Among other proposed solutions: the NHL has been trying to modify shoulder and elbow pads to make them softer and smaller. That is an ongoing effort. And while many recent concussions were the result of accidental contact, any discussion of effectively deterring blows to the head must include stronger rules against deliberate head contact and stiffer suspensions for violators. That's not the favored approach by the league, the team owners, the GMs, the coaches and the players. None of them want to see skaters taken out of the lineup for extended periods.
The discussion has also turned to making the ice surface bigger, something that McGuire -- who has experience in both NHL and European hockey -- approaches with some caution. He notes in Finland, the rinks have gone to a slightly wider configuration compared to the NHL, but not the full international size of 200 feet by 100 feet. "It would open up more room," he says, "but the bigger you make the ice, the slower the game gets. And if you went 200 by 100, there’d be no hitting."
That may be a moot point. On the "Hotstove" segment linked above, Eric Francis reported that the owners are not in favor of making NHL rinks larger, citing the cost of the transition, which could be as high as $10 million in some rinks, and the lost revenue from the front row of seats.

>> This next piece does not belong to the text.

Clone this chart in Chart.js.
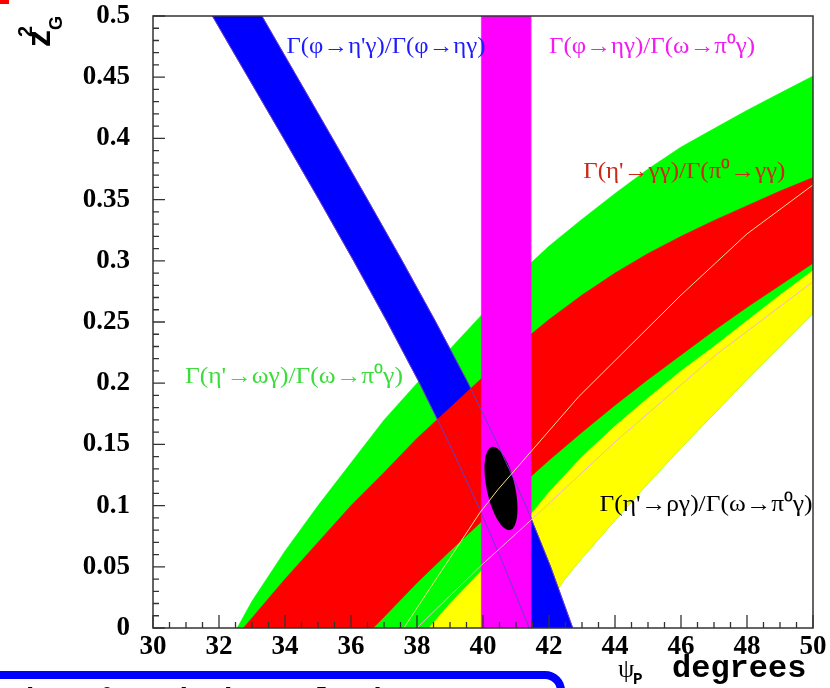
<!DOCTYPE html>
<html>
<head>
<meta charset="utf-8">
<script src="https://cdn.jsdelivr.net/npm/chart.js@4.4.1/dist/chart.umd.min.js"></script>
<style>
  html, body { margin: 0; padding: 0; background: #fff; overflow: hidden; }
  #wrap { position: relative; width: 830px; height: 688px; }
  #tag { position: absolute; left: 0; top: 0; width: 9px; height: 4px; background: #f00; }
  #note {
    position: absolute; left: -30px; top: 671px; width: 595px; height: 70px;
    border: 8px solid #0000ff; border-radius: 20px; box-sizing: border-box;
    font: bold 30px "Liberation Mono", monospace; color: #000;
    padding: 2px 0 0 30px; white-space: nowrap; overflow: hidden;
  }
</style>
</head>
<body>
<div id="wrap">
  <canvas id="chartCanvas" width="830" height="688"></canvas>
  <div id="tag"></div>
  <div id="note">th &nbsp;π⁰ and the relative</div>
</div>
<script>
// Axis ticks
const xTickValues = [30, 32, 34, 36, 38, 40, 42, 44, 46, 48, 50];
const xTickLabels = ['30', '32', '34', '36', '38', '40', '42', '44', '46', '48', '50'];
const yTickValues = [0, 0.05, 0.1, 0.15, 0.2, 0.25, 0.3, 0.35, 0.4, 0.45, 0.5];
const yTickLabels = ['0', '0.05', '0.1', '0.15', '0.2', '0.25', '0.3', '0.35', '0.4', '0.45', '0.5'];

// Band edges, [psi_P, z_G^2]
const greenTop = [[32.55, 0], [33, 0.022], [34, 0.063], [35, 0.1], [36, 0.135], [37, 0.17], [38, 0.2],
  [39, 0.228], [40, 0.257], [41, 0.287], [42, 0.312], [43, 0.334], [44, 0.355], [45, 0.375],
  [46, 0.393], [47, 0.408], [48, 0.423], [49, 0.437], [50, 0.451]];
const redTop = [[32.74, 0], [34, 0.04], [35, 0.07], [36, 0.1], [37, 0.127], [38, 0.155], [39, 0.18],
  [40, 0.205], [41, 0.23], [42, 0.252], [43, 0.272], [44, 0.29], [45, 0.306], [46, 0.32],
  [47, 0.333], [48, 0.345], [49, 0.357], [50, 0.368]];
const redBottom = [[36.67, 0], [37, 0.009], [38, 0.037], [39, 0.063], [40, 0.088], [41, 0.113],
  [42, 0.137], [43, 0.16], [44, 0.182], [45, 0.203], [46, 0.223], [47, 0.243], [48, 0.262],
  [49, 0.28], [50, 0.298]];
const yellowTop = [[38.36, 0], [39, 0.02], [40, 0.048], [41, 0.078], [42, 0.111], [43, 0.14],
  [44, 0.165], [45, 0.188], [46, 0.21], [47, 0.23], [48, 0.251], [49, 0.272], [50, 0.292]];
const yellowBottom = [[41.3, 0], [42, 0.02], [42.45, 0.039], [43, 0.057], [44, 0.088], [45, 0.118],
  [46, 0.147], [47, 0.175], [48, 0.203], [49, 0.23], [50, 0.257]];
const blueLeft = [[31.8, 0.5], [32.88, 0.45], [33.96, 0.4], [35.03, 0.35], [36.08, 0.3], [37.1, 0.25],
  [38.08, 0.2], [38.99, 0.15], [39.85, 0.1], [40.65, 0.05], [41.4, 0]];
const blueRight = [[33.3, 0.5], [34.37, 0.45], [35.44, 0.4], [36.5, 0.35], [37.55, 0.3], [38.57, 0.25],
  [39.55, 0.2], [40.45, 0.15], [41.3, 0.1], [42.05, 0.05], [42.72, 0]];
const magentaRange = [39.95, 41.45];

// Central-value lines
const paleLineA = [[37.6, 0], [39.9, 0.094], [40.45, 0.113], [42.9, 0.189], [46, 0.272], [48, 0.322], [50, 0.362]];
const paleLineB = [[38.0, 0], [39.9, 0.05], [41.45, 0.088], [44, 0.152], [47, 0.222], [50, 0.283]];

// Fit ellipse: major axis end points and half width (degrees)
const ellipseTop = [40.27, 0.148];
const ellipseBottom = [40.82, 0.08];
const ellipseHalfWidth = 0.43;

const bandLabels = [
  { text: "Γ(φ→η'γ)/Γ(φ→ηγ)", x: 37.06, y: 0.475, w: 199, color: '#1c1cff' },
  { text: 'Γ(φ→ηγ)/Γ(ω→π⁰γ)', x: 45.12, y: 0.475, w: 206, color: '#f21cf2' },
  { text: "Γ(η'→γγ)/Γ(π⁰→γγ)", x: 46.1, y: 0.3725, w: 202, color: '#cc2a18' },
  { text: "Γ(η'→ωγ)/Γ(ω→π⁰γ)", x: 34.27, y: 0.205, w: 218, color: '#3ddc3d' },
  { text: "Γ(η'→ργ)/Γ(ω→π⁰γ)", x: 46.76, y: 0.1005, w: 213, color: '#000000' }
];

const pts = arr => arr.map(p => ({ x: p[0], y: p[1] }));
const polygon = (upper, lower) => pts(upper.concat(lower.slice().reverse()));

function band(data, color) {
  return {
    data: data,
    backgroundColor: color,
    borderColor: color,
    borderWidth: 0.5,
    pointRadius: 0,
    fill: 'shape',
    tension: 0
  };
}
function thinLine(data, color) {
  return {
    data: pts(data),
    borderColor: color,
    borderWidth: 1,
    pointRadius: 0,
    fill: false,
    tension: 0
  };
}

// greenTop down to yellowBottom; yellow sits on top of it
const greenPoly = pts(greenTop.concat(yellowBottom.slice().reverse()));
const yellowPoly = polygon(yellowTop, yellowBottom);
const redPoly = polygon(redTop, redBottom);
const bluePoly = pts(blueLeft.concat(blueRight.slice().reverse()));
const magentaPoly = pts([[magentaRange[0], -0.01], [magentaRange[0], 0.51], [magentaRange[1], 0.51], [magentaRange[1], -0.01]]);

// draw the black ellipse right after the magenta band
const ellipsePlugin = {
  id: 'ellipse',
  afterDatasetDraw(chart, args) {
    if (args.index !== 4) return;
    const { ctx, scales: { x, y } } = chart;
    const x1 = x.getPixelForValue(ellipseTop[0]), y1 = y.getPixelForValue(ellipseTop[1]);
    const x2 = x.getPixelForValue(ellipseBottom[0]), y2 = y.getPixelForValue(ellipseBottom[1]);
    const cx = (x1 + x2) / 2, cy = (y1 + y2) / 2;
    const a = Math.hypot(x2 - x1, y2 - y1) / 2;
    const b = x.getPixelForValue(30 + ellipseHalfWidth) - x.getPixelForValue(30);
    ctx.save();
    ctx.fillStyle = '#000';
    ctx.beginPath();
    ctx.ellipse(cx, cy, a, b, Math.atan2(y2 - y1, x2 - x1), 0, Math.PI * 2);
    ctx.fill();
    ctx.restore();
  }
};

const decorPlugin = {
  id: 'decor',
  afterDraw(chart) {
    const { ctx, chartArea: a, scales: { x, y } } = chart;
    ctx.save();
    // band labels, stretched to the width seen in the picture
    ctx.font = '23px "Liberation Serif"';
    ctx.textAlign = 'center';
    ctx.textBaseline = 'middle';
    bandLabels.forEach(l => {
      const sx = l.w / ctx.measureText(l.text).width;
      ctx.save();
      ctx.translate(x.getPixelForValue(l.x), y.getPixelForValue(l.y));
      ctx.scale(sx, 1);
      ctx.fillStyle = l.color;
      ctx.fillText(l.text, 0, 0);
      ctx.restore();
    });
    // frame
    ctx.strokeStyle = '#333';
    ctx.lineWidth = 1.5;
    ctx.strokeRect(a.left, a.top, a.right - a.left, a.bottom - a.top);
    // inward ticks
    ctx.lineWidth = 1.3;
    ctx.beginPath();
    for (let i = 0; i <= 40; i++) {
      const px = x.getPixelForValue(30 + i * 0.5);
      const len = i % 4 === 0 ? 13 : 6;
      ctx.moveTo(px, a.bottom);
      ctx.lineTo(px, a.bottom - len);
    }
    for (let i = 0; i <= 50; i++) {
      const py = y.getPixelForValue(i * 0.01);
      const len = i % 5 === 0 ? 12 : 6;
      ctx.moveTo(a.left, py);
      ctx.lineTo(a.left + len, py);
    }
    ctx.stroke();
    // x title
    ctx.fillStyle = '#000';
    ctx.textAlign = 'left';
    ctx.textBaseline = 'alphabetic';
    ctx.font = '26px "Liberation Serif"';
    ctx.fillText('ψ', 618, 677);
    ctx.font = 'bold 16px "Liberation Mono"';
    ctx.fillText('P', 633, 684);
    ctx.font = 'bold 32px "Liberation Mono"';
    ctx.fillText('degrees', 672, 677);
    // y title, rotated
    ctx.translate(50, 47);
    ctx.rotate(-Math.PI / 2);
    ctx.font = 'bold 34px "Liberation Sans"';
    ctx.fillText('z', 0, 0);
    ctx.font = 'bold 20px "Liberation Sans"';
    ctx.fillText('2', 10, -18);
    ctx.font = 'bold 18px "Liberation Sans"';
    ctx.fillText('G', 17, 12);
    ctx.restore();
  }
};

const tickFont = { family: 'Liberation Serif', size: 27, weight: 'bold' };

const chart = new Chart(document.getElementById('chartCanvas').getContext('2d'), {
  type: 'line',
  data: {
    datasets: [
      thinLine(paleLineA, '#f4e08a'),
      thinLine(paleLineB, '#f0b8c8'),
      thinLine(blueLeft, '#6a3cc8'),
      thinLine(blueRight, '#6a3cc8'),
      band(magentaPoly, '#ff00ff'),
      band(redPoly, '#ff0000'),
      band(bluePoly, '#0000ff'),
      band(yellowPoly, '#ffff00'),
      band(greenPoly, '#00ff00')
    ]
  },
  options: {
    responsive: false,
    animation: false,
    layout: { padding: { top: 16, right: 17, left: 0, bottom: 0 } },
    plugins: { legend: { display: false }, tooltip: { enabled: false } },
    scales: {
      x: {
        type: 'linear', min: 30, max: 50,
        afterBuildTicks: s => { s.ticks = xTickValues.map(v => ({ value: v })); },
        afterFit: s => { s.height = 60; s.paddingLeft = 0; s.paddingRight = 0; },
        grid: { display: false, drawTicks: false },
        border: { display: false },
        ticks: { padding: 3, font: tickFont, color: '#000', maxRotation: 0, autoSkip: false,
          callback: (v, i) => xTickLabels[i] }
      },
      y: {
        type: 'linear', min: 0, max: 0.5,
        afterBuildTicks: s => { s.ticks = yTickValues.map(v => ({ value: v })); },
        afterFit: s => { s.width = 153; s.paddingTop = 0; s.paddingBottom = 0; },
        grid: { display: false, drawTicks: false },
        border: { display: false },
        ticks: { padding: 23, font: tickFont, color: '#000', autoSkip: false,
          callback: (v, i) => yTickLabels[i] }
      }
    }
  },
  plugins: [ellipsePlugin, decorPlugin]
});
</script>
</body>
</html>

The ever-lengthening list of players who are out of the lineup due to head injuries got a little longer on Sunday when the Flames' Rene Bourque boarded Blackhawks defenseman Brent Seabrook and forced him from the game. That earned Bourque a five-minute major and game misconduct plus a hearing with league disciplinarian Brendan Shanahan on Monday.
Here's that hit.
“When a guy has his back turned and you have more speed than him, it comes down to respect,” Hawks captain Jonathan Toews said. “Headshots and head injuries aren’t going anywhere if we’re going keep making plays like that, and that goes for everybody around the entire league.”
Seabrook has already suffered at least three concussions, two within a short span of the 2009-210 season. UPDATE: Bourque was suspended two games for that hit by the NHL.
The debate on how to limit concussions, accidental and otherwise, will go on for a while but slowing down the game by restoring the two-line pass seems like a counterproductive solution.